WAUKEGAN, Ill.—The U.S. Occupational Safety and Health Administration has proposed a fine of nearly $1.6 million against AB Specialty Silicones L.L.C. for 12 alleged willful safety violations connected with a fatal explosion and fire at the company's manufacturing facility May 3.
Most of the citations in the report involved electrical wiring in the plant. OSHA's Oct. 25 report stated that from April 29 to May 3, AB had in use electrical fixtures, conduits and wiring around a reactor in the plant. The report said that those items "were not intrinsically safe, approved for the hazardous (classified) location, or safe for the hazardous (classified) location."
The same was true of an electrical control panel in use at the plant at the same time, according to OSHA.
AB also was cited for handling and processing flammable liquids in areas where electrical wiring and fixtures were improperly installed; for not properly classifying and dealing with areas where flammable vapor-air mixtures were present; and for using unapproved, propane-powered forklift trucks in areas where flammable liquids were used.
"Employers must employ hazard recognition to protect workers from harm, especially in high hazard industries," said Loren Sweatt, principal deputy assistant secretary of labor for occupational safety and health. "By ignoring safety and health requirements, this employer created an unsafe work environment with deadly consequences."
In each citation, OSHA fined AB the legal maximum of $132,598, for a total of $1,591,156. The agency also gave AB a deadline of Dec. 12 to correct all the alleged violations, and placed the company in its Severe Violator Enforcement Program.
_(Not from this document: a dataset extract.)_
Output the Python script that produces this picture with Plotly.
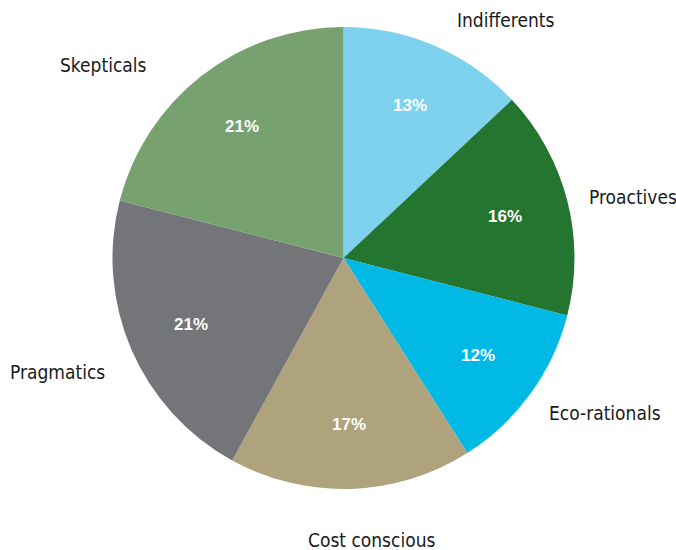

Under OSHA regulations, AB has 15 days from the Oct. 25 report issuance to pay the fines, contest them before an administrative law judge or seek a private conference with the OSHA area director.
In a statement, AB said it is reviewing the citations and will continue to cooperate fully with the agency.
"It is important to recognize the scope of the OSHA report goes beyond the elements that contributed to the tragic explosion," the company said. "Our internal investigation, as well as the Fire Marshal's report, confirmed the incident was in fact an accident, and there was no willful intent involved."
Employee safety, AB said, remains a top priority.
"While we are proud of our historically strong safety record preceding this accident, we commit to continuously improving ourselves and aiming to ensure our facilities meet or exceed all regulatory standards," it said.
The OSHA citations are not the only government actions AB has faced since the explosion that killed four: Byron Biehn, 53; Allen Stevens, 29; Jeff Cummings, 57; and Daniel Nicklas, 24. On May 31, the Illinois Attorney General's Office filed a lawsuit against AB, seeking payment for cleanup of contaminants released into the soil, water and air from the fire and efforts to extinguish it.
The Waukegan Fire Department, which launched an investigation immediately after the incident, said in early September that it could not determine a definite cause for the explosion and subsequent blaze. At the time, the department said its work was hampered because all the key witnesses died in the explosion.
OSHA inspectors investigated the explosion site from May 4-Oct 24, according to the citation report, issued Oct. 25.